第2話 やめろ!
まずは、まだ自分が眠っており夢を見ているのでは、と疑った。
ありきたりだが、僕は自分の頬を引っ張ってみた。
ちゃんと痛みはあった。
次に疑ったのは、何らかの脳の障害が起きており、変な幻覚を見てしまってる、ということだ。
これは自分自身では診断できないため、専門医に見てもらう必要がある。
僕は休日診療がある心療内科・精神科をスマホで調べることにした。
幸い隣の駅の駅近くに、休日も見てくれる心療内科があった。
電話で予約を受け付けている、ということなので電話をかけてみた。
「お電話ありがとうございます。

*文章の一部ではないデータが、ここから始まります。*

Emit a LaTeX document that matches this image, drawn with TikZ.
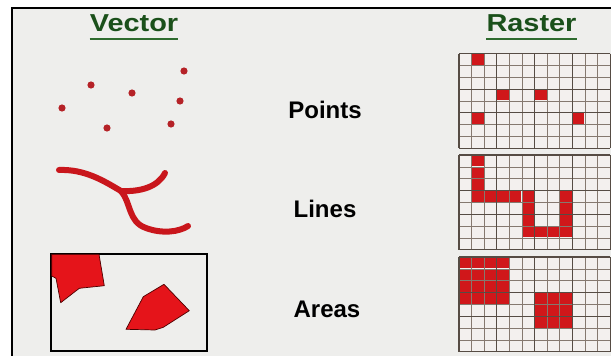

○△クリニックです」
「診療の予約をしたいのですが」
「どのような症状でしょうか?」
「幻覚を見ているようなんです」
「その症状はいつから続いていますでしょうか?」
「えっと、今日の朝からです」
「同様の症状で今まで心療内科・精神科にかかったことはございますか?」
「ありません」
「その他に何か身体的な症状は出ていませんか?例えばマヒがあったり、ろれつが回らないとか」
「特にそういうのは、無いと思います」
「分かりました。今日でしたら11時からと、18時からが空いていますが」
一刻も早く観てほしかったので、僕は
「11時からでよろしくお願いいたします」
と答えた。
「かしこまりました。それでは、本日11時から、でご予約いたします。保険証を忘れずにお持ちください」
「わかりました」
心療内科や精神科はなかなか予約が取れない、と鬱病から復帰した同僚から聞いていたので少し身構えていたが、どうやらすぐに見てもらえるらしい。
一刻も早くこんな不気味な状況から開放されたかった僕は、とりあえずすぐに見てもらえそうでひと安心した。
外出用の服に着替えると、鏡の前で見た目を確認した。
特に尻が無いのが他人にバレないかを、鏡の前で念入りに確認した。
感覚はないが、ズボンはちゃんと尻の曲線を描いており、特に外見上の違和感は無かった。
尻が無くなったのは幻覚だと思っているにも関わらず、尻が無いことを隠そうとするのは時間の無駄だと気づいたので、僕は家をさっさと家を出て病院へと向かうことにした。
いつもよりも念入りに窓の戸締まりや空調を確認した後、扉の鍵を開けてマンションのドアを開けた。
薄暗い。
今は昼前で、天気も晴れだったはずだが、まるで空が積雲に覆われているような薄暗さである。
不審に思いながら階段をおり、マンションの入り口を出ると、外では異様な光景が広がっていた。
無数の尻が、人間を襲っていたのだ。